At this point, all five of us are entirely accustomed to attention, desired or not. Most of the time it’s just fine. Sometimes it’s funny, like when little kids I walk or bike by stare at me as they would perhaps a UFO. Sometimes it’s embarrassing, like when my bike falls over as I park it in front of the yarn store and before I can right it myself I find a small pack of nearby shop owners coming to my aid. Sometimes it’s annoying, like when I’m walking along, having not-a-very-good-day, and teenage construction workers say “Hello. Hello. Hello. Hello.”…you get the idea. Or when I’m standing on the side of the road waiting for a bus into town and the cars that sometimes have seats in the back for passengers and sometimes have pens in the back for pigs slow down such that it’s quite difficult to tell whether they’re stopping to pick me up or simply pausing to gawk for a moment.


Sometimes it can be a source of entertainment, if I’m bored and engage just for the heck of it, like when folks in Dali take pictures of us (not subtly at all, I might add) and I encourage them, in my best enthusiastic and sarcastic tone, to take more. Sometimes it’s endearing, like when I take the scenic route back from town and end up pedaling randomly around villages trying to make my way to my elusive pepto bismol colored-home, which locals are more than happy to help me find. Or when I’m in the vegetable market buying ersi and ask a question of whomever I’m buying from, which all 5 of the noodle sellers try to answer at once.


This week I’ve begun to appreciate a little more the non-academic impact I’m having on my students. Some of it connects with the “Oh my god, a white person!” thing. We had our midterms yesterday and Thursday, and, as such, every teacher was assigned 5 periods of proctoring (11 hours in two days. Oh joy, oh bliss.). Since the classes are shuffled for testing purposes, each room had three kids from my class. When I entered the room I was assigned to one evening (don’t you want to take exams from 6:30-8:30 PM after having already taken 3 during the day? I know I do), a girl in the corner covered her mouth and practically leapt from her chair. While her reaction was the most extreme, it was very clear that other students also took interest in my arrival. Then I saw one of my boys and greeted him in English with a “Hey, Kendall.” He looked up with a nonchalant “Hey Miss Emily,” and then went back to his geography textbook. Rowan walked in a minute later and asked me if I’d be proctoring. We chatted briefly about the test he was about to take and he went to his seat. Then Peter strolled by the window, yelling “Miss Ou!” (the first character of my Chinese name) on his way to his classroom.

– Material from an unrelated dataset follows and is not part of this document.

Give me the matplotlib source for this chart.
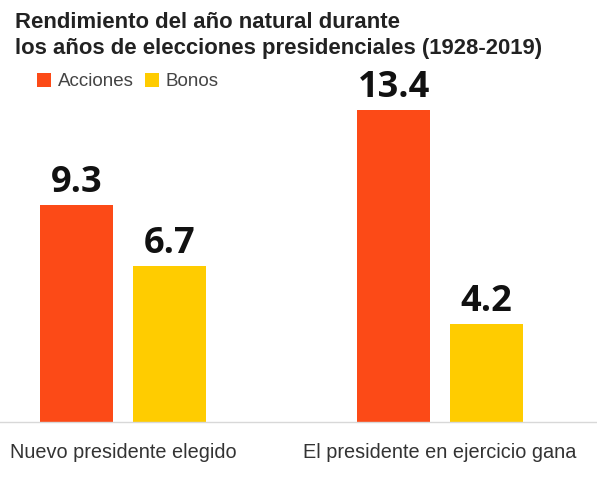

My kids know me. And in 20 years, whether they’re working in Beijing or farming in Pengtun, they’ll have had the experience of knowing an American (and a left-handed one at that. I still catch kids trying to take notes with their left hands occasionally) at a very young age. I’m not saying it’s going to shape their lives, but it has value, especially for folks immersed in this homogenous community.

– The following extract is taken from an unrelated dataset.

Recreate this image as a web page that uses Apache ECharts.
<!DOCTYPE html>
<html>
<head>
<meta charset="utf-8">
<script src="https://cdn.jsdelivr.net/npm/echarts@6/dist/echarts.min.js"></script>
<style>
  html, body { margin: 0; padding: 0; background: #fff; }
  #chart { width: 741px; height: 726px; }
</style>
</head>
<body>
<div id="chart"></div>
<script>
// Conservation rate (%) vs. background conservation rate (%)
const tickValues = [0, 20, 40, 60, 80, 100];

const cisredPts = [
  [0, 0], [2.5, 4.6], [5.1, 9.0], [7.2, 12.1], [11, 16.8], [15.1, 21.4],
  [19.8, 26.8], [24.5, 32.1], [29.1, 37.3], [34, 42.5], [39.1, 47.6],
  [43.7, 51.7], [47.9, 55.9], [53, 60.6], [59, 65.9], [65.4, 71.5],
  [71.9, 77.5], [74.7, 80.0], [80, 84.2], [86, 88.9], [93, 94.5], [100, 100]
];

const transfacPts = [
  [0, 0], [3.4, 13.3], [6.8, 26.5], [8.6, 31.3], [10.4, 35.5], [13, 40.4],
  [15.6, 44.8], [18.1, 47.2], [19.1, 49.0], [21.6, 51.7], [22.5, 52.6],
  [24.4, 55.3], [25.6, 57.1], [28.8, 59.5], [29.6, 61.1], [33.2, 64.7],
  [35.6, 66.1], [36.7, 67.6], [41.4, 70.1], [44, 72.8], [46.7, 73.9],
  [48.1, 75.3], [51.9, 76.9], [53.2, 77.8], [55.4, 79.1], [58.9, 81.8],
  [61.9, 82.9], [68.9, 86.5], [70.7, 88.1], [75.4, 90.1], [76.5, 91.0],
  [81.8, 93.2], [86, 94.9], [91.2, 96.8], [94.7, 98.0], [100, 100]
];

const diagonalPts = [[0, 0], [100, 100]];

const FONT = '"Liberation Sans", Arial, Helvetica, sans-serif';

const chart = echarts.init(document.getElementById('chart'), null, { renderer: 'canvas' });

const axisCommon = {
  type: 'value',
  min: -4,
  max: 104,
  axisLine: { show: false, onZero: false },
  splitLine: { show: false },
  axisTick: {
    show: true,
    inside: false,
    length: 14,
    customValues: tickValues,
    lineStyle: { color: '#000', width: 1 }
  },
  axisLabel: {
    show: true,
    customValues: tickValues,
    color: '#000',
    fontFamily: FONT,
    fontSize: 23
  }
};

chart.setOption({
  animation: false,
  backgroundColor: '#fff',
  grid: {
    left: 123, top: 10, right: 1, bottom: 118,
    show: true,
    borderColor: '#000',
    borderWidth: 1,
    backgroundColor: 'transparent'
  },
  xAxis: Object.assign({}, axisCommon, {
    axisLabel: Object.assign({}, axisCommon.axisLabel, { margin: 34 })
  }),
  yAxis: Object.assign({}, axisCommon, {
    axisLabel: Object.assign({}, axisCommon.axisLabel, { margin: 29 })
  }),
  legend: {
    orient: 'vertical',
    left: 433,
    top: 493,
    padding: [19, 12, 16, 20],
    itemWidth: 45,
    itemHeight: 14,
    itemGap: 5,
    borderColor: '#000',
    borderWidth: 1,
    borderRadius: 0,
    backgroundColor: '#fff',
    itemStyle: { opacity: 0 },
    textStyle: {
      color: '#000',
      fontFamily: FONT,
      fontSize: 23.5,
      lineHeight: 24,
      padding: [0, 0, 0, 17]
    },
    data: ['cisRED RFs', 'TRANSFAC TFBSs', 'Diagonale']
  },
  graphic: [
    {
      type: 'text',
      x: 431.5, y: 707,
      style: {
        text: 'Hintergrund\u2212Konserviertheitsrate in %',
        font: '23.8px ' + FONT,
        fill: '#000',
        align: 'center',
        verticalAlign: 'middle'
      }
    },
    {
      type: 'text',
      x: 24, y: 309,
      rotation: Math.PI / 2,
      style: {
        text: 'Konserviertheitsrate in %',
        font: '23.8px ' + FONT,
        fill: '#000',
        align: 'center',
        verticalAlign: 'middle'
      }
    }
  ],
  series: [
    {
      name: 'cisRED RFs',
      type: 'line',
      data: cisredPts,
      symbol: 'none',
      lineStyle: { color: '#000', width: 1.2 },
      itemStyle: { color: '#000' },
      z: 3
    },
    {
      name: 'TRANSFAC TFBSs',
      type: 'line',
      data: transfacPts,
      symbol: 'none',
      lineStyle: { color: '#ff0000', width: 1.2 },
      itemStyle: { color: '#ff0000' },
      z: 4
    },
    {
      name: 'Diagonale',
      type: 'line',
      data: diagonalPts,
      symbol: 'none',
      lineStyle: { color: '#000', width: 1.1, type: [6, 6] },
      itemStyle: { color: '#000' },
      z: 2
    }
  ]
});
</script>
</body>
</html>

I’ve also remembered, this week, that I love them. They’ve been driving me absolutely bonkers, and grading their last big test made me want to break into the bottle of Jack Daniel’s I have in my kitchen, but I do love them. It helps that I’ve been loosening up more in the classroom, even as I’ve gotten stricter in terms of reporting to the principal. I like to have fun with my kids, and I like to be silly, but for much of this year I’ve been pushing and pushing myself to emulate my very stern local counterparts. All that’s really succeeded in doing is making me angry and my kids rebellious. So I’m trying to, for lack of a less clichéd term, be my normal teacher self again. Stay tuned on how that goes. It’s certainly put me in a better place mentally, so that’s gotta be worth something.

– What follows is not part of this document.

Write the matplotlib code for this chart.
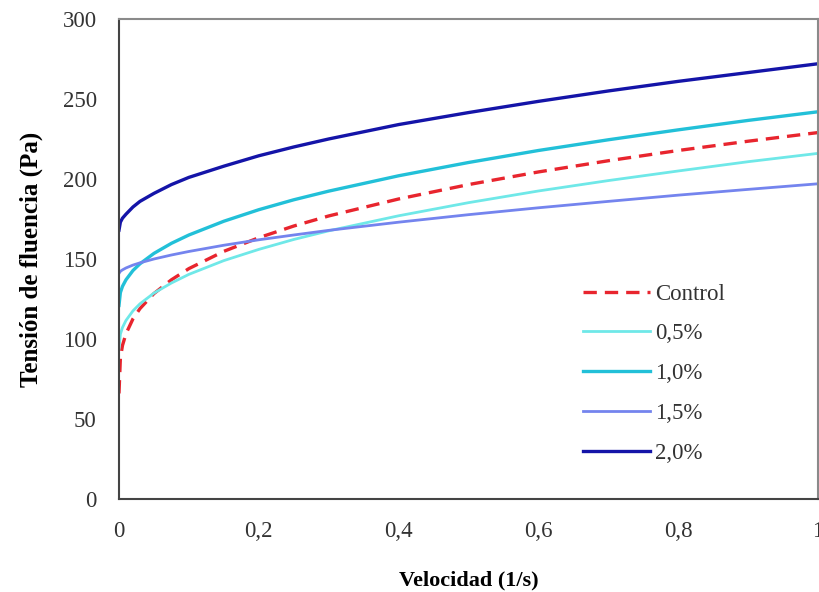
import matplotlib
matplotlib.use("Agg")
import matplotlib.pyplot as plt

plt.rcParams['font.family'] = ['Liberation Serif', 'DejaVu Serif']

velocidad = [0, 0.002, 0.005, 0.01, 0.02, 0.03, 0.05, 0.075, 0.1, 0.15, 0.2,
             0.25, 0.3, 0.4, 0.5, 0.6, 0.7, 0.8, 0.9, 1.0]

control = [66, 88, 96, 103.3, 112.6, 119, 128.4, 137, 144, 154.8, 163.3,
           170.6, 176.9, 187.5, 196.5, 204.4, 211.4, 217.8, 223.6, 229]
p05 = [94, 103, 107.2, 111.6, 117.6, 122, 128.7, 135, 140.4, 149, 156,
       162.2, 167.6, 177, 185.2, 192.5, 199, 205, 210.8, 216]
p10 = [121, 129, 132.9, 137, 142.8, 147, 153.5, 159.8, 165, 173.6, 180.8,
       187, 192.4, 202, 210.3, 217.8, 224.5, 230.7, 236.6, 242]
p15 = [141, 142.3, 143.2, 144.4, 146.2, 147.6, 150, 152.5, 154.7, 158.6, 162,
       165, 167.9, 173, 177.7, 182, 186, 189.9, 193.5, 197]
p20 = [168, 173, 175.5, 178, 182.5, 186, 191, 196.5, 201, 208, 214.5,
       220, 225, 234, 241.5, 248.5, 255, 261, 266.5, 272]

labels = ["Control", "0,5%", "1,0%", "1,5%", "2,0%"]
x_ticks = [0, 0.2, 0.4, 0.6, 0.8, 1.0]
x_tick_labels = ["0", "0,2", "0,4", "0,6", "0,8", "1"]
y_ticks = [0, 50, 100, 150, 200, 250, 300]

fig = plt.figure(figsize=(8.2, 5.92), dpi=100)
ax = fig.add_axes([0.1451, 0.157, 0.8525, 0.811])

ax.plot(velocidad, control, color="#E8252E", lw=2.4, ls=(0, (4.0, 2.4)), label=labels[0])
ax.plot(velocidad, p05, color="#6FE8E8", lw=2.0, label=labels[1])
ax.plot(velocidad, p10, color="#22C0D8", lw=2.4, label=labels[2])
ax.plot(velocidad, p15, color="#7484EE", lw=2.0, label=labels[3])
ax.plot(velocidad, p20, color="#1414A8", lw=2.4, label=labels[4])

ax.set_xlim(0, 1)
ax.set_ylim(0, 300)
ax.set_xticks(x_ticks)
ax.set_xticklabels(x_tick_labels)
ax.set_yticks(y_ticks)
ax.tick_params(axis="both", length=0, labelsize=16.5, colors="#333333")
ax.tick_params(axis="x", pad=16)
ax.tick_params(axis="y", pad=16)

for s in ax.spines.values():
    s.set_color("#8a8a8a")
    s.set_linewidth(1.5)
ax.spines["left"].set_color("#444444")
ax.spines["bottom"].set_color("#444444")

ax.set_xlabel("Velocidad (1/s)", fontsize=16, fontweight="bold", labelpad=20)
ax.set_ylabel("Tensión de fluencia (Pa)", fontsize=18, fontweight="bold", labelpad=14)

leg = ax.legend(loc="upper left", bbox_to_anchor=(0.651, 0.468), frameon=False,
                fontsize=16.5, handlelength=2.93, handletextpad=0.2,
                labelspacing=0.82, borderaxespad=0)
for t in leg.get_texts():
    t.set_color("#333333")

fig.savefig("out.png", dpi=100)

The weather’s changing again. We had nothing but blue skies, with some chubby puffy marshmallow clouds, for months. But over the last few weeks we’ve swapped all-day blue for blue mornings (mostly) and a gradual blowing in of big clouds and rain. But the thing about living in the basin here is that it can look like it’s about to downpour and not spill a drop, or it can be partly cloudy and pouring. Arianne and I discovered this last weekend, when we went biking in the hills around her school and got pretty darn wet when the seemingly more-blue-than-grey sky opened on us. Luckily, lushly green rice paddies look just as lush and green while wet, and my camera didn’t get messed up. Unluckily, my school doesn’t like rain, or at least thunder. The power goes out a lot—not for more than a couple of hours, most of the time, but a lot…like right now. At 8 PM on a Saturday night…. No, I am not making this up. Thank goodness for my lovely Mac’s ridiculously long battery life. Now where did I put my candles?